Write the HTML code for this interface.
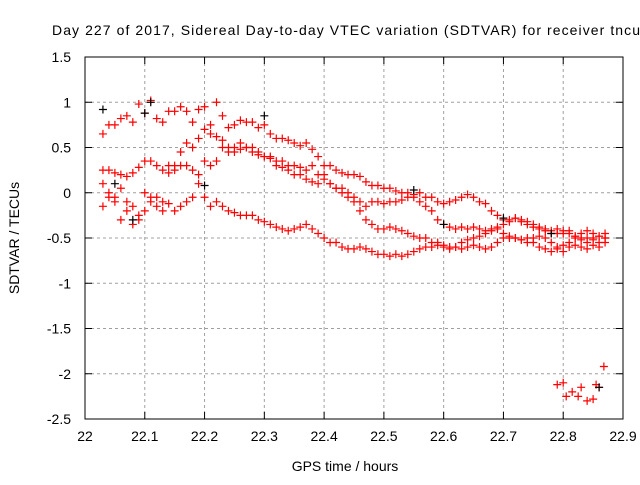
<!DOCTYPE html>
<html><head><meta charset="utf-8"><style>
body{margin:0;background:#fff}
svg text{font-family:"Liberation Sans",sans-serif;font-size:14px;fill:#000}
</style></head><body>
<svg id="chart" width="640" height="480" xmlns="http://www.w3.org/2000/svg">
<rect width="640" height="480" fill="#fff"/>
<text x="52" y="35" font-size="14" textLength="588" lengthAdjust="spacing">Day 227 of 2017, Sidereal Day-to-day VTEC variation (SDTVAR) for receiver tncu</text>
<g id="grid"></g>
<g id="axes"></g>
<g id="marks"></g>
<text x="345" y="471" text-anchor="middle">GPS time / hours</text>
<text transform="translate(19,238) rotate(-90)" text-anchor="middle">SDTVAR / TECUs</text>
</svg>
<script>
const xTicks=[22,22.1,22.2,22.3,22.4,22.5,22.6,22.7,22.8,22.9];
const xTickLabels=["22","22.1","22.2","22.3","22.4","22.5","22.6","22.7","22.8","22.9"];
const yTicks=[1.5,1,0.5,0,-0.5,-1,-1.5,-2,-2.5];
const yTickLabels=["1.5","1","0.5","0","-0.5","-1","-1.5","-2","-2.5"];
const trackStart=22.03, trackStep=0.01;
const trackA=[.65,.75,.75,.82,.85,.78,.98,.88,1.02,.82,.78,.9,.9,.95,.9,.78,.92,.95,.75,1.0,.85,.72,.75,.8,.78,.78,.72,.75,.65,.6,.6,.58,.55,.52,.55,.48,.4,.3,.3,.25,.22,.2,.2,.18,.12,.08,.08,.05,.05,.02,0,0,-.02,0,-.05,-.05,-.1,-.12,-.1,-.08,-.05,-.02,-.05,-.1,-.12,-.2,-.25,-.3,-.32,-.28,-.3,-.32,-.35,-.38,-.4,-.42,-.45,-.45,-.42,-.48,-.5,-.5,-.52,-.55,-.5];
const trackB=[.25,.25,.22,.2,.18,.22,.28,.35,.35,.3,.25,.22,.3,.45,.55,.5,.6,.7,.65,.62,.58,.5,.45,.48,.5,.45,.42,.4,.38,.3,.28,.25,.2,.2,.15,.12,.1,.15,.1,.05,.05,0,-.05,-.1,-.15,-.1,-.1,-.12,-.1,-.1,-.08,-.05,-.05,-.1,-.15,-.2,-.3,-.35,-.38,-.4,-.38,-.4,-.38,-.4,-.42,-.4,-.38,-.35,-.3,-.28,-.32,-.35,-.38,-.4,-.42,-.45,-.4,-.42,-.45,-.48,-.45,-.42,-.45,-.48,-.45];
const trackC=[.1,-.05,-.1,-.3,-.2,-.35,-.3,0,-.05,-.15,-.2,.3,.25,.3,.3,.25,.2,.35,.3,.35,.5,.45,.5,.55,.5,.5,.45,.4,.4,.35,.35,.3,.3,.28,.25,.3,.2,.2,.1,.05,0,-.05,-.1,-.2,-.3,-.35,-.4,-.4,-.38,-.4,-.42,-.45,-.48,-.5,-.5,-.55,-.55,-.58,-.6,-.6,-.55,-.52,-.5,-.48,-.45,-.42,-.4,-.45,-.5,-.5,-.52,-.55,-.5,-.48,-.5,-.55,-.6,-.58,-.55,-.5,-.52,-.55,-.5,-.48,-.5];
const trackD=[-.15,0,-.05,.05,-.1,-.15,-.25,-.2,-.1,-.05,-.1,-.12,-.2,-.15,-.1,-.05,.1,-.05,-.15,-.1,-.15,-.2,-.22,-.25,-.25,-.25,-.3,-.32,-.35,-.38,-.4,-.42,-.4,-.38,-.35,-.4,-.45,-.5,-.55,-.55,-.6,-.62,-.62,-.6,-.62,-.65,-.68,-.68,-.7,-.68,-.7,-.68,-.65,-.62,-.6,-.6,-.58,-.6,-.62,-.6,-.62,-.6,-.58,-.6,-.62,-.6,-.55,-.5,-.48,-.5,-.52,-.5,-.55,-.6,-.62,-.65,-.62,-.65,-.6,-.58,-.6,-.62,-.58,-.6,-.55];
const outlierX=[22.79,22.80,22.805,22.815,22.825,22.83,22.84,22.85,22.855,22.86,22.868];
const outlierY=[-2.12,-2.1,-2.25,-2.2,-2.25,-2.15,-2.3,-2.28,-2.12,-2.15,-1.92];
const blackX=[22.03,22.05,22.08,22.1,22.11,22.2,22.3,22.55,22.6,22.7,22.78,22.86];
const blackY=[0.92,0.1,-0.3,0.88,1.0,0.08,0.85,0.03,-0.35,-0.28,-0.45,-2.15];

const L=85,R=623,T=57,B=419;
const xs=v=>L+(v-22)/(0.9)*(R-L);
const ys=v=>T+(1.5-v)/4*(B-T);
const NS="http://www.w3.org/2000/svg";
function mk(tag,attrs,parent){const e=document.createElementNS(NS,tag);for(const k in attrs)e.setAttribute(k,attrs[k]);parent.appendChild(e);return e;}
const grid=document.getElementById('grid'),axes=document.getElementById('axes'),marks=document.getElementById('marks');
xTicks.forEach((t,i)=>{const x=xs(t);
 if(i>0&&i<xTicks.length-1){const g=mk('line',{x1:x,x2:x,y1:T,y2:B,stroke:'#a0a0a0','stroke-dasharray':'3,3'},grid);}
 mk('line',{x1:x,x2:x,y1:B,y2:B-7,stroke:'#000'},axes);mk('line',{x1:x,x2:x,y1:T,y2:T+7,stroke:'#000'},axes);
 const tx=mk('text',{x:x,y:B+22,'text-anchor':'middle'},axes);tx.textContent=xTickLabels[i];
 });
yTicks.forEach((t,i)=>{const y=ys(t);
 if(i>0&&i<yTicks.length-1){const g=mk('line',{x1:L,x2:R,y1:y,y2:y,stroke:'#a0a0a0','stroke-dasharray':'3,3'},grid);}
 mk('line',{x1:L,x2:L+7,y1:y,y2:y,stroke:'#000'},axes);mk('line',{x1:R,x2:R-7,y1:y,y2:y,stroke:'#000'},axes);
 const tx=mk('text',{x:L-14,y:y+5,'text-anchor':'end'},axes);tx.textContent=yTickLabels[i];
 });
const fr=mk('rect',{x:L,y:T,width:R-L,height:B-T,fill:'none',stroke:'#000'},axes);

function plus(xv,yv,color,name){const x=xs(xv),y=ys(yv);
 const p=mk('path',{d:`M${x-4} ${y}H${x+4}M${x} ${y-4}V${y+4}`,stroke:color,'stroke-width':1.2,fill:'none'},marks);
 
 }
[trackA,trackB,trackC,trackD].forEach((tr,ti)=>tr.forEach((v,i)=>plus(trackStart+i*trackStep,v,'#ff0000','point-track-'+(ti+1))));
outlierX.forEach((x,i)=>plus(x,outlierY[i],'#ff0000','point-outlier'));
blackX.forEach((x,i)=>plus(x,blackY[i],'#000000','point-black'));
</script>
</body></html>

* * * * * * * * *

▶ [Job]
Word for word, quote the lines above. Omit the pictures.

▶ [Solution to the problem]
Write the HTML code for this interface.
<!DOCTYPE html>
<html><head><meta charset="utf-8"><style>
body{margin:0;background:#fff}
svg text{font-family:"Liberation Sans",sans-serif;font-size:14px;fill:#000}
</style></head><body>
<svg id="chart" width="640" height="480" xmlns="http://www.w3.org/2000/svg">
<rect width="640" height="480" fill="#fff"/>
<text x="52" y="35" font-size="14" textLength="588" lengthAdjust="spacing">Day 227 of 2017, Sidereal Day-to-day VTEC variation (SDTVAR) for receiver tncu</text>
<g id="grid"></g>
<g id="axes"></g>
<g id="marks"></g>
<text x="345" y="471" text-anchor="middle">GPS time / hours</text>
<text transform="translate(19,238) rotate(-90)" text-anchor="middle">SDTVAR / TECUs</text>
</svg>
<script>
const xTicks=[22,22.1,22.2,22.3,22.4,22.5,22.6,22.7,22.8,22.9];
const xTickLabels=["22","22.1","22.2","22.3","22.4","22.5","22.6","22.7","22.8","22.9"];
const yTicks=[1.5,1,0.5,0,-0.5,-1,-1.5,-2,-2.5];
const yTickLabels=["1.5","1","0.5","0","-0.5","-1","-1.5","-2","-2.5"];
const trackStart=22.03, trackStep=0.01;
const trackA=[.65,.75,.75,.82,.85,.78,.98,.88,1.02,.82,.78,.9,.9,.95,.9,.78,.92,.95,.75,1.0,.85,.72,.75,.8,.78,.78,.72,.75,.65,.6,.6,.58,.55,.52,.55,.48,.4,.3,.3,.25,.22,.2,.2,.18,.12,.08,.08,.05,.05,.02,0,0,-.02,0,-.05,-.05,-.1,-.12,-.1,-.08,-.05,-.02,-.05,-.1,-.12,-.2,-.25,-.3,-.32,-.28,-.3,-.32,-.35,-.38,-.4,-.42,-.45,-.45,-.42,-.48,-.5,-.5,-.52,-.55,-.5];
const trackB=[.25,.25,.22,.2,.18,.22,.28,.35,.35,.3,.25,.22,.3,.45,.55,.5,.6,.7,.65,.62,.58,.5,.45,.48,.5,.45,.42,.4,.38,.3,.28,.25,.2,.2,.15,.12,.1,.15,.1,.05,.05,0,-.05,-.1,-.15,-.1,-.1,-.12,-.1,-.1,-.08,-.05,-.05,-.1,-.15,-.2,-.3,-.35,-.38,-.4,-.38,-.4,-.38,-.4,-.42,-.4,-.38,-.35,-.3,-.28,-.32,-.35,-.38,-.4,-.42,-.45,-.4,-.42,-.45,-.48,-.45,-.42,-.45,-.48,-.45];
const trackC=[.1,-.05,-.1,-.3,-.2,-.35,-.3,0,-.05,-.15,-.2,.3,.25,.3,.3,.25,.2,.35,.3,.35,.5,.45,.5,.55,.5,.5,.45,.4,.4,.35,.35,.3,.3,.28,.25,.3,.2,.2,.1,.05,0,-.05,-.1,-.2,-.3,-.35,-.4,-.4,-.38,-.4,-.42,-.45,-.48,-.5,-.5,-.55,-.55,-.58,-.6,-.6,-.55,-.52,-.5,-.48,-.45,-.42,-.4,-.45,-.5,-.5,-.52,-.55,-.5,-.48,-.5,-.55,-.6,-.58,-.55,-.5,-.52,-.55,-.5,-.48,-.5];
const trackD=[-.15,0,-.05,.05,-.1,-.15,-.25,-.2,-.1,-.05,-.1,-.12,-.2,-.15,-.1,-.05,.1,-.05,-.15,-.1,-.15,-.2,-.22,-.25,-.25,-.25,-.3,-.32,-.35,-.38,-.4,-.42,-.4,-.38,-.35,-.4,-.45,-.5,-.55,-.55,-.6,-.62,-.62,-.6,-.62,-.65,-.68,-.68,-.7,-.68,-.7,-.68,-.65,-.62,-.6,-.6,-.58,-.6,-.62,-.6,-.62,-.6,-.58,-.6,-.62,-.6,-.55,-.5,-.48,-.5,-.52,-.5,-.55,-.6,-.62,-.65,-.62,-.65,-.6,-.58,-.6,-.62,-.58,-.6,-.55];
const outlierX=[22.79,22.80,22.805,22.815,22.825,22.83,22.84,22.85,22.855,22.86,22.868];
const outlierY=[-2.12,-2.1,-2.25,-2.2,-2.25,-2.15,-2.3,-2.28,-2.12,-2.15,-1.92];
const blackX=[22.03,22.05,22.08,22.1,22.11,22.2,22.3,22.55,22.6,22.7,22.78,22.86];
const blackY=[0.92,0.1,-0.3,0.88,1.0,0.08,0.85,0.03,-0.35,-0.28,-0.45,-2.15];

const L=85,R=623,T=57,B=419;
const xs=v=>L+(v-22)/(0.9)*(R-L);
const ys=v=>T+(1.5-v)/4*(B-T);
const NS="http://www.w3.org/2000/svg";
function mk(tag,attrs,parent){const e=document.createElementNS(NS,tag);for(const k in attrs)e.setAttribute(k,attrs[k]);parent.appendChild(e);return e;}
const grid=document.getElementById('grid'),axes=document.getElementById('axes'),marks=document.getElementById('marks');
xTicks.forEach((t,i)=>{const x=xs(t);
 if(i>0&&i<xTicks.length-1){const g=mk('line',{x1:x,x2:x,y1:T,y2:B,stroke:'#a0a0a0','stroke-dasharray':'3,3'},grid);}
 mk('line',{x1:x,x2:x,y1:B,y2:B-7,stroke:'#000'},axes);mk('line',{x1:x,x2:x,y1:T,y2:T+7,stroke:'#000'},axes);
 const tx=mk('text',{x:x,y:B+22,'text-anchor':'middle'},axes);tx.textContent=xTickLabels[i];
 });
yTicks.forEach((t,i)=>{const y=ys(t);
 if(i>0&&i<yTicks.length-1){const g=mk('line',{x1:L,x2:R,y1:y,y2:y,stroke:'#a0a0a0','stroke-dasharray':'3,3'},grid);}
 mk('line',{x1:L,x2:L+7,y1:y,y2:y,stroke:'#000'},axes);mk('line',{x1:R,x2:R-7,y1:y,y2:y,stroke:'#000'},axes);
 const tx=mk('text',{x:L-14,y:y+5,'text-anchor':'end'},axes);tx.textContent=yTickLabels[i];
 });
const fr=mk('rect',{x:L,y:T,width:R-L,height:B-T,fill:'none',stroke:'#000'},axes);

function plus(xv,yv,color,name){const x=xs(xv),y=ys(yv);
 const p=mk('path',{d:`M${x-4} ${y}H${x+4}M${x} ${y-4}V${y+4}`,stroke:color,'stroke-width':1.2,fill:'none'},marks);
 
 }
[trackA,trackB,trackC,trackD].forEach((tr,ti)=>tr.forEach((v,i)=>plus(trackStart+i*trackStep,v,'#ff0000','point-track-'+(ti+1))));
outlierX.forEach((x,i)=>plus(x,outlierY[i],'#ff0000','point-outlier'));
blackX.forEach((x,i)=>plus(x,blackY[i],'#000000','point-black'));
</script>
</body></html>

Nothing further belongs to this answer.